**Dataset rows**
= = = = = = =

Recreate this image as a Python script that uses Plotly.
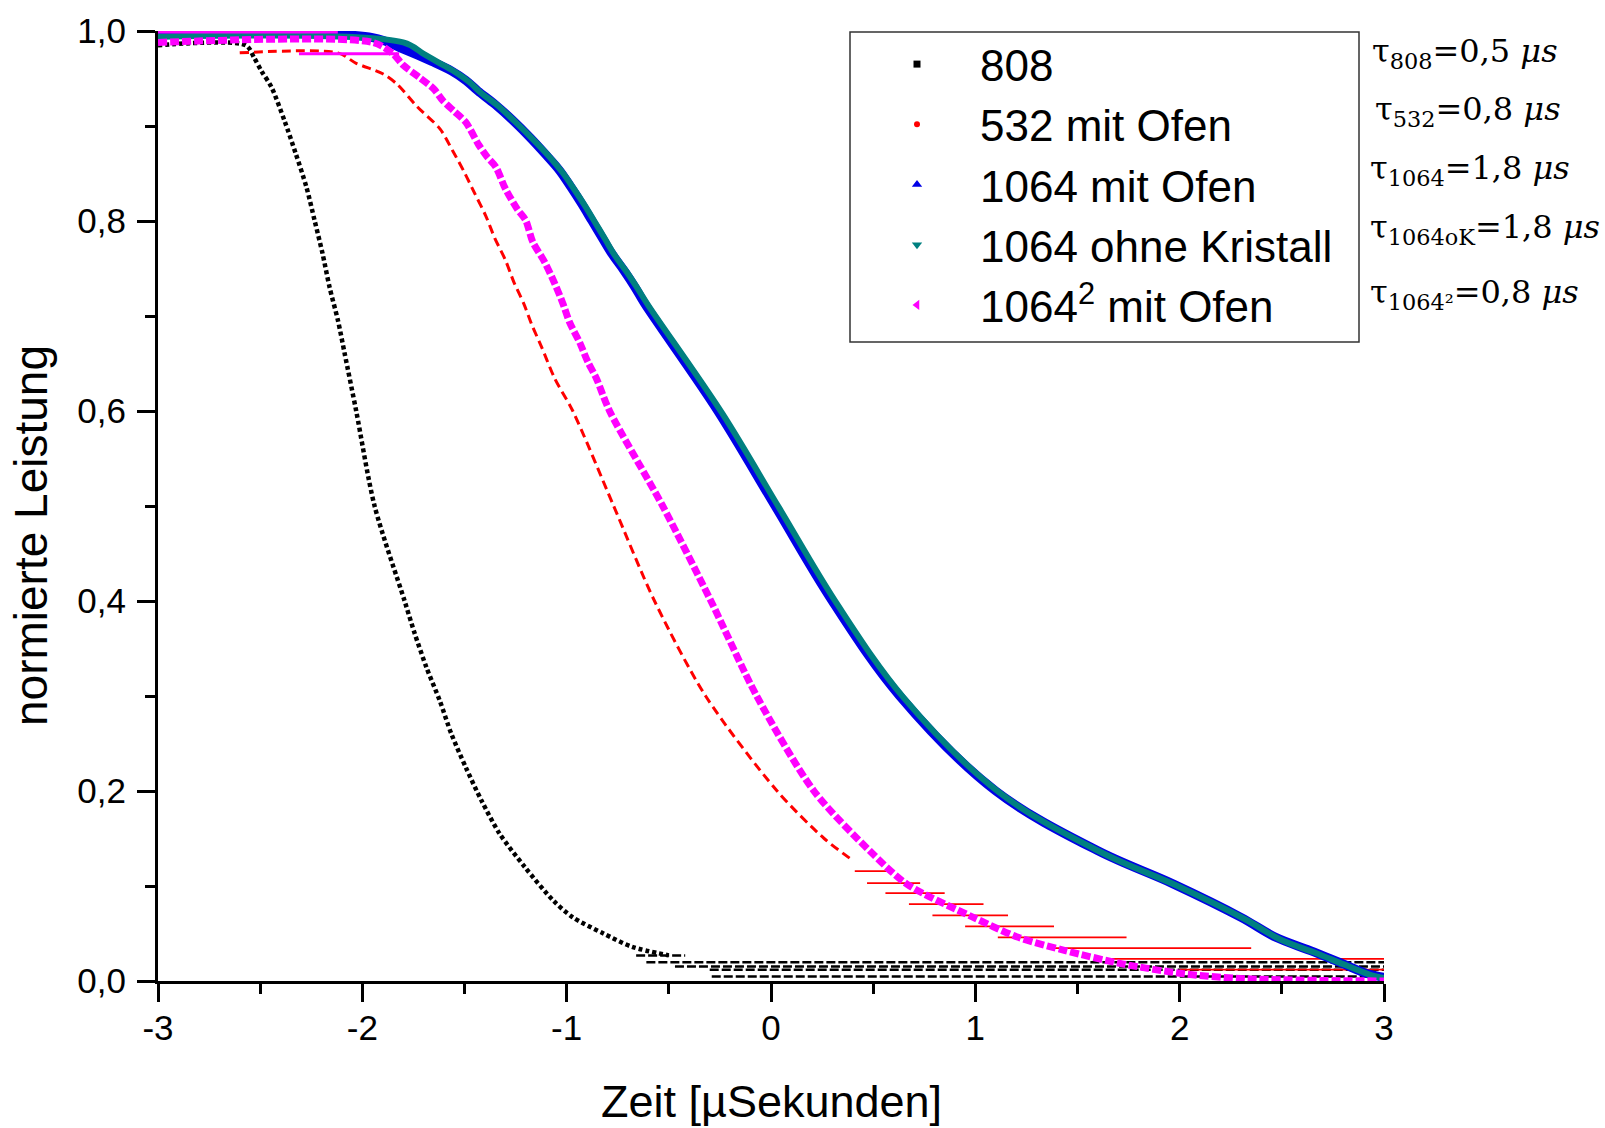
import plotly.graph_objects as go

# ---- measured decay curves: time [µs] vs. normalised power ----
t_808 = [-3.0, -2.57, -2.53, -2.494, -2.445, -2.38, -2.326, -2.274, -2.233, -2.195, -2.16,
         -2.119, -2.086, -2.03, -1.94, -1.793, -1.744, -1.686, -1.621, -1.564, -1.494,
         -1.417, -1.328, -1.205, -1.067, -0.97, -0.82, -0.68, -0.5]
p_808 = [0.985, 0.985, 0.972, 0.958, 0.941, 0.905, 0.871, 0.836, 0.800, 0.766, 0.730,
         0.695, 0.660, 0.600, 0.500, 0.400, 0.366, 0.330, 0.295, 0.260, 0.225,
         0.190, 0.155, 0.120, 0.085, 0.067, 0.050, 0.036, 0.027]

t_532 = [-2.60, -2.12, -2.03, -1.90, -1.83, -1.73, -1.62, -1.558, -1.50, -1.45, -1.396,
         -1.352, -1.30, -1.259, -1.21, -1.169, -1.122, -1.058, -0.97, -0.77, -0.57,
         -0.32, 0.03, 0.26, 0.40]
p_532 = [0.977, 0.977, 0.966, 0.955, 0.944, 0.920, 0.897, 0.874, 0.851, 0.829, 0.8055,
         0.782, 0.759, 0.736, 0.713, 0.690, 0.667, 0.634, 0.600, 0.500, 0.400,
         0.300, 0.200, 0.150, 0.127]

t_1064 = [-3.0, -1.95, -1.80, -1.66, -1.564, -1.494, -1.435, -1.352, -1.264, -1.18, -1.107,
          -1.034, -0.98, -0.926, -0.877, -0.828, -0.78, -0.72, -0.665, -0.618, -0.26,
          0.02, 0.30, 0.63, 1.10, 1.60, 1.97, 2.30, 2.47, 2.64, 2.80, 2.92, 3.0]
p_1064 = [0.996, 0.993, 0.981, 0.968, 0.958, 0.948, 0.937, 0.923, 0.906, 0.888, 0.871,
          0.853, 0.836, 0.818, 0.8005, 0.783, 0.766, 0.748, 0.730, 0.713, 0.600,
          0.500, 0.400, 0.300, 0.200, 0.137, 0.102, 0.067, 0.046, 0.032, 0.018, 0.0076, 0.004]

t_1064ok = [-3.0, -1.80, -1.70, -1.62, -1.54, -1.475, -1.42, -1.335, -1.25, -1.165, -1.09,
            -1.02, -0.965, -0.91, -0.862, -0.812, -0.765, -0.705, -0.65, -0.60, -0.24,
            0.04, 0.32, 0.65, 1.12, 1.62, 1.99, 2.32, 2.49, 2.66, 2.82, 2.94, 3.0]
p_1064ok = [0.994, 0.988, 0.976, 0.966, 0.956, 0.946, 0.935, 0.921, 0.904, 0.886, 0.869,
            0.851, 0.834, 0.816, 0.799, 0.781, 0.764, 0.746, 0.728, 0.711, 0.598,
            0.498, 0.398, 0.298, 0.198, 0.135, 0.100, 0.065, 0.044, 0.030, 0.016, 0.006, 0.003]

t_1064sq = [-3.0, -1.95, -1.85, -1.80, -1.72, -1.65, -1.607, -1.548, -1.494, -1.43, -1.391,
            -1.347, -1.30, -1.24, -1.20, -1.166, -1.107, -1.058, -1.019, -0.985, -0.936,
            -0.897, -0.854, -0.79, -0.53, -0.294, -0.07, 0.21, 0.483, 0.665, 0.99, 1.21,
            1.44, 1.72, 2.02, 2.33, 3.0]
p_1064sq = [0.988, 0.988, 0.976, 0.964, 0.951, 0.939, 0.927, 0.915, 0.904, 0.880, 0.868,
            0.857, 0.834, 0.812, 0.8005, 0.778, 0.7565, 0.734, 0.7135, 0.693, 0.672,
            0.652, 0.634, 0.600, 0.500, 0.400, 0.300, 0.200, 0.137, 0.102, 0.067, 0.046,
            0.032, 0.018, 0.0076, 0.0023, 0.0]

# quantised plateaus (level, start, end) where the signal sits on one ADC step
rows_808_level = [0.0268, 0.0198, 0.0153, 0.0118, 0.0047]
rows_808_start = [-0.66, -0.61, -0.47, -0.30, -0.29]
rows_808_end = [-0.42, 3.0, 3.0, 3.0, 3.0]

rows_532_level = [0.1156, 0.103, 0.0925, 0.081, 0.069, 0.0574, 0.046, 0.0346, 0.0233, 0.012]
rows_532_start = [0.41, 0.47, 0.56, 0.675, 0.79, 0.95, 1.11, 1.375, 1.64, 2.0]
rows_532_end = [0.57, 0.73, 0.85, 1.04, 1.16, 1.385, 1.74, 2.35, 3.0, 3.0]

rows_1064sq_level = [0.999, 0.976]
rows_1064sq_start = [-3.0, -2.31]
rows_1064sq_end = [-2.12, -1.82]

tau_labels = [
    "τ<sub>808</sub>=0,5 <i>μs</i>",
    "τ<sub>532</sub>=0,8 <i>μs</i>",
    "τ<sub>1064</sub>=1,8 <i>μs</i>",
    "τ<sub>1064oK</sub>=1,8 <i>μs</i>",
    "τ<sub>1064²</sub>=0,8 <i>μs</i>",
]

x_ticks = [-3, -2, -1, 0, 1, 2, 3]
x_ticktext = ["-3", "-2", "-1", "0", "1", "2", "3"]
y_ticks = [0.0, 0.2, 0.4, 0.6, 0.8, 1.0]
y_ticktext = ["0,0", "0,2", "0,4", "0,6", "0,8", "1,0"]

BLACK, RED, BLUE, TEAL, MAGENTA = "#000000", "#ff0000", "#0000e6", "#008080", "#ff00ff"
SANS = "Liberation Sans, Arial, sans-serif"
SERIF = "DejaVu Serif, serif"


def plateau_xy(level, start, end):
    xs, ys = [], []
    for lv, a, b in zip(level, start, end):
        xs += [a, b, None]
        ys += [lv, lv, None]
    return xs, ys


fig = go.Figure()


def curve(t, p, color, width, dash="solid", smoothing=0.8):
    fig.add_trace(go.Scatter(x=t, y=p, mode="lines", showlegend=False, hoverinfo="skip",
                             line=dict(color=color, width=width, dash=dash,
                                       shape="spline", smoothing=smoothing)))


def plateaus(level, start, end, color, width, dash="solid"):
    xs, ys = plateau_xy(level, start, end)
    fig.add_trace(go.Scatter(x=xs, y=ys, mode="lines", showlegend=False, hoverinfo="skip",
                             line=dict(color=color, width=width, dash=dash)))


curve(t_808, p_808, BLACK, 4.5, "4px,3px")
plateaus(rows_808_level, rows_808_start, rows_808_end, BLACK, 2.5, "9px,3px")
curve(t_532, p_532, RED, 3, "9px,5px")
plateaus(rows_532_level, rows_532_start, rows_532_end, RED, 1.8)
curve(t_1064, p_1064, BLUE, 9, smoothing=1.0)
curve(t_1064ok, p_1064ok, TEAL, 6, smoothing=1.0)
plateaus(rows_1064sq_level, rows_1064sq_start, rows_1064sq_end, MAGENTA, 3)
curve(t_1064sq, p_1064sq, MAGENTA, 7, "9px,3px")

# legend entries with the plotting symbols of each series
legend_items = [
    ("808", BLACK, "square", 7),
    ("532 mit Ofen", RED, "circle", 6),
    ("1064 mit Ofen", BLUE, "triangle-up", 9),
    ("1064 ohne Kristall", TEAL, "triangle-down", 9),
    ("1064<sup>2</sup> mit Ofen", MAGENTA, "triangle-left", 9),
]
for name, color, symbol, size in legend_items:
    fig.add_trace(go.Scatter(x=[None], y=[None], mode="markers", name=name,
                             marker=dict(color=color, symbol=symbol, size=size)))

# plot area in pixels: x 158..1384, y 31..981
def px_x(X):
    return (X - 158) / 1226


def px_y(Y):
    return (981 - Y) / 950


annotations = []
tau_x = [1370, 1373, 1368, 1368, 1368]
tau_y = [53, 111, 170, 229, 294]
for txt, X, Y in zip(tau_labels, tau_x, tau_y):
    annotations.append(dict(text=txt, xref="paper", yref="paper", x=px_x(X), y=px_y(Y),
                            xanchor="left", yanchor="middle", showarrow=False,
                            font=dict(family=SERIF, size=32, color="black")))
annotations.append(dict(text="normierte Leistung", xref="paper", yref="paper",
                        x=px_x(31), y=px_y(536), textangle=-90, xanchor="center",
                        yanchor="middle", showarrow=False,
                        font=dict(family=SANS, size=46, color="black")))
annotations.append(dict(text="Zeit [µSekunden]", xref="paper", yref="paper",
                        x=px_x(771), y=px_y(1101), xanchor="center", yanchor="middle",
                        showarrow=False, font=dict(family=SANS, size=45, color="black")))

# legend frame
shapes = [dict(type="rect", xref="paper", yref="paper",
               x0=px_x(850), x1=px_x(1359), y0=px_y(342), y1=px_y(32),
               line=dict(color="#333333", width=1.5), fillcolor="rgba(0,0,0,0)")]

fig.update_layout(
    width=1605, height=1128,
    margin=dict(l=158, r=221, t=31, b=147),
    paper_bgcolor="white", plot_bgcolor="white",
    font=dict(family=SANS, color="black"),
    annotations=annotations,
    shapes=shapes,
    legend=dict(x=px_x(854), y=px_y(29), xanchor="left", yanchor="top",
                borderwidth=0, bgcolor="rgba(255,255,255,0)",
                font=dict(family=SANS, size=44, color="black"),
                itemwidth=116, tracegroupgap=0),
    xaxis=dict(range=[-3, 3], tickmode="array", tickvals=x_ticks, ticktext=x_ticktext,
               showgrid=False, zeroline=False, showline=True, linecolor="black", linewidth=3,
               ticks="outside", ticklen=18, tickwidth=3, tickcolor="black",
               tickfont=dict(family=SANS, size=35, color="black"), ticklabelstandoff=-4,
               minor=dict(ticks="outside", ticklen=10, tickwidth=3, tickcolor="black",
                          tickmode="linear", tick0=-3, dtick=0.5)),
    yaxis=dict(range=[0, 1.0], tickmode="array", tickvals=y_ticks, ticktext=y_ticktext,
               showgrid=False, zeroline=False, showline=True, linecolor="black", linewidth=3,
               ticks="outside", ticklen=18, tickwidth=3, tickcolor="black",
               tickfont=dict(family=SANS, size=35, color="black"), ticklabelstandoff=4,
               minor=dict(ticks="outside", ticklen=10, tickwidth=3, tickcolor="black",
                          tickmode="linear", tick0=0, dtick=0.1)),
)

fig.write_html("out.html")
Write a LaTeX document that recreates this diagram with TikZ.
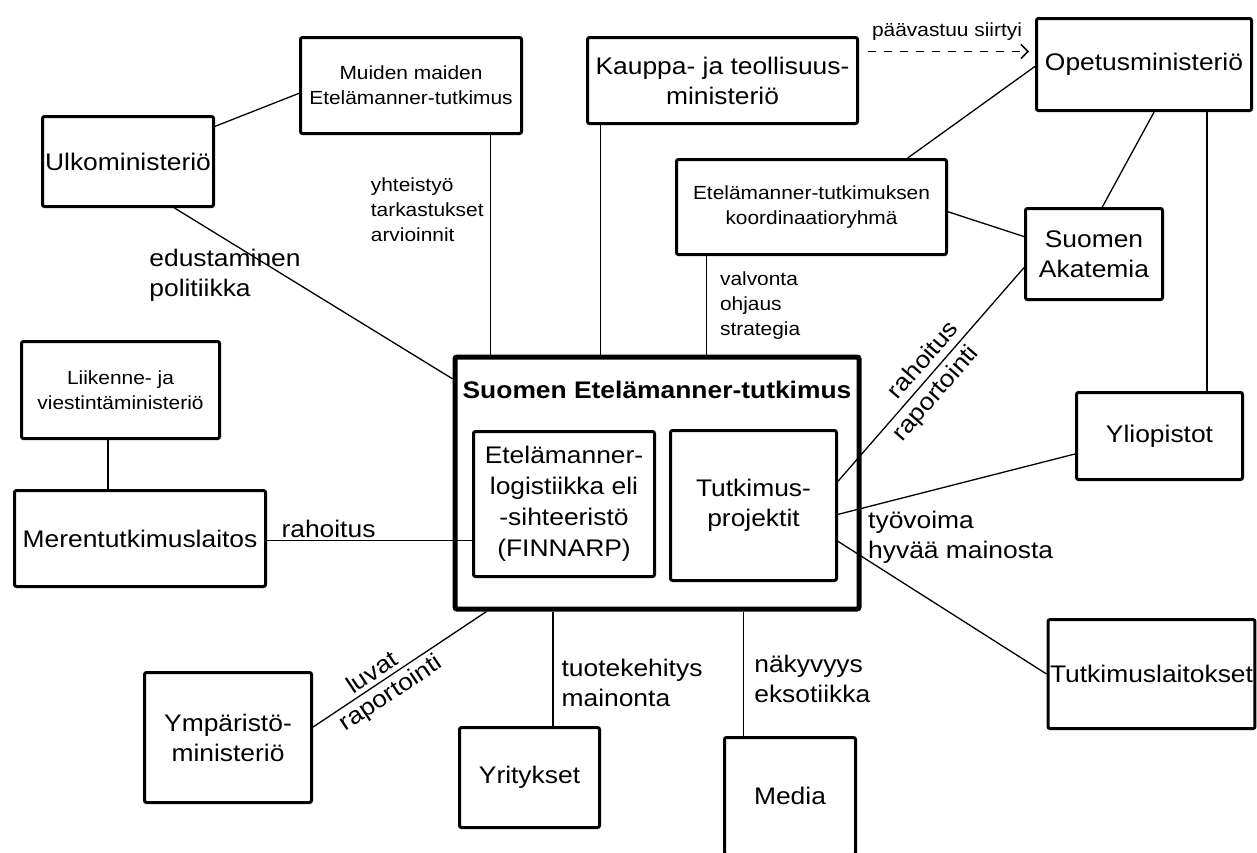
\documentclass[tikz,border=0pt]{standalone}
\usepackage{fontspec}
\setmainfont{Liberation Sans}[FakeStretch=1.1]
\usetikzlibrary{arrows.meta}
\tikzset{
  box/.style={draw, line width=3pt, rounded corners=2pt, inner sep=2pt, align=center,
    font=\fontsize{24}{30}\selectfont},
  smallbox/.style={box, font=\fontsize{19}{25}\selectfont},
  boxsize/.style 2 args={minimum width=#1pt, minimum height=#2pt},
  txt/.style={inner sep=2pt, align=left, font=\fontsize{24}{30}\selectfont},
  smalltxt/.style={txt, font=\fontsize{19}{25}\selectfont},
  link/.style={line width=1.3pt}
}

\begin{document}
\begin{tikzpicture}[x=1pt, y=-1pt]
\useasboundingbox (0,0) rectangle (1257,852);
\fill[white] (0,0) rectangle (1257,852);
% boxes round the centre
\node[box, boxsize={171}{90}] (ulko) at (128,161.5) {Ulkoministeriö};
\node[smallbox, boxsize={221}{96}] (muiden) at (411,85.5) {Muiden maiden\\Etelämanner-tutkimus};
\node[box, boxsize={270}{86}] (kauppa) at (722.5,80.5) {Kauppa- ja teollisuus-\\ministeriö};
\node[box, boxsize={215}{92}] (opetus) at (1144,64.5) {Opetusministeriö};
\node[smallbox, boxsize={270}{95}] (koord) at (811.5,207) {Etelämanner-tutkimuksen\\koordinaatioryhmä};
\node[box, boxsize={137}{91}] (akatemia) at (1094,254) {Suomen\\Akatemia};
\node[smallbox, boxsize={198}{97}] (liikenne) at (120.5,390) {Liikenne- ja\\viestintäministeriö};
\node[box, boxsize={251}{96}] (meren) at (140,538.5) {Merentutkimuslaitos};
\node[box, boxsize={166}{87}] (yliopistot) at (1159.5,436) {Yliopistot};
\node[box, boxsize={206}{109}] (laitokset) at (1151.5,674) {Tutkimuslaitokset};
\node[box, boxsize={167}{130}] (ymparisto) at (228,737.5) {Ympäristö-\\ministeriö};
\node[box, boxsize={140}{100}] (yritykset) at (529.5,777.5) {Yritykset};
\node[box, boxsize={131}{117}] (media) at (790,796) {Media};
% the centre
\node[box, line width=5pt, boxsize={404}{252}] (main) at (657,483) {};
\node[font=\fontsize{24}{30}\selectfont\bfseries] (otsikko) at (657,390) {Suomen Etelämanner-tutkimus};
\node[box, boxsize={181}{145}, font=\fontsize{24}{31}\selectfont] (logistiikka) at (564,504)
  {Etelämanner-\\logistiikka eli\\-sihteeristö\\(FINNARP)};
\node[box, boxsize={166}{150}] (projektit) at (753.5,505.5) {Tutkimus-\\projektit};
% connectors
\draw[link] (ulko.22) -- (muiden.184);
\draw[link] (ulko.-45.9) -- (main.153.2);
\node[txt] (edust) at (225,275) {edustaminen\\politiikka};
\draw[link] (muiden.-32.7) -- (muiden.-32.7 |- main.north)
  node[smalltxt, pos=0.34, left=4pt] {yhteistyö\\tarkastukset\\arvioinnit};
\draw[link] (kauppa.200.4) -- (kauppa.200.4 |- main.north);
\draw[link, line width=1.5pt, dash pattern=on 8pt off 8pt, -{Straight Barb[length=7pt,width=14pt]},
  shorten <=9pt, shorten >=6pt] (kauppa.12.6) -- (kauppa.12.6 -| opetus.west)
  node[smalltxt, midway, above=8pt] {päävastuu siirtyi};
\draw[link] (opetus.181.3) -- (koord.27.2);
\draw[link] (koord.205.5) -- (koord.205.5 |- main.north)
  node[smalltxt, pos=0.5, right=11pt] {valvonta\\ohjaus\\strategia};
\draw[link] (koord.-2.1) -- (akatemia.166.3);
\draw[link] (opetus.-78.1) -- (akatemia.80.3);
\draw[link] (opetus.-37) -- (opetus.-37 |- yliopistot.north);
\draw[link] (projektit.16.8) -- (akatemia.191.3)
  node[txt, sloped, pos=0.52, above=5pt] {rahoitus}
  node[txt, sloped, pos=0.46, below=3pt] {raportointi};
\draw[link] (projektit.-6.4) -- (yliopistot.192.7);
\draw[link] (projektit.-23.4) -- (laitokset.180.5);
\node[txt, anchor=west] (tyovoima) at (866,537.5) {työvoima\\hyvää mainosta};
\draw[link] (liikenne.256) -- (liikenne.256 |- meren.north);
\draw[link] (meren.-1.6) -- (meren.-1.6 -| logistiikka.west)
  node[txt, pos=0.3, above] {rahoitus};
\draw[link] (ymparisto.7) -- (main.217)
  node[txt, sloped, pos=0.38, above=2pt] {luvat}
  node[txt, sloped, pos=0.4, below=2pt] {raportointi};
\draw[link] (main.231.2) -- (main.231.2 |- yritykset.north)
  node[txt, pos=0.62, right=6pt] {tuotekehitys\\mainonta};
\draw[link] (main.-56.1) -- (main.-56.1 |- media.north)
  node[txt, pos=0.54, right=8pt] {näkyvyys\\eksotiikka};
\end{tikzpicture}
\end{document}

= = = = = = =

**WHAT TO PRODUCE**
Count every line above that holds the word "this", and state the number and nothing more.

**FINISHED TASK**
2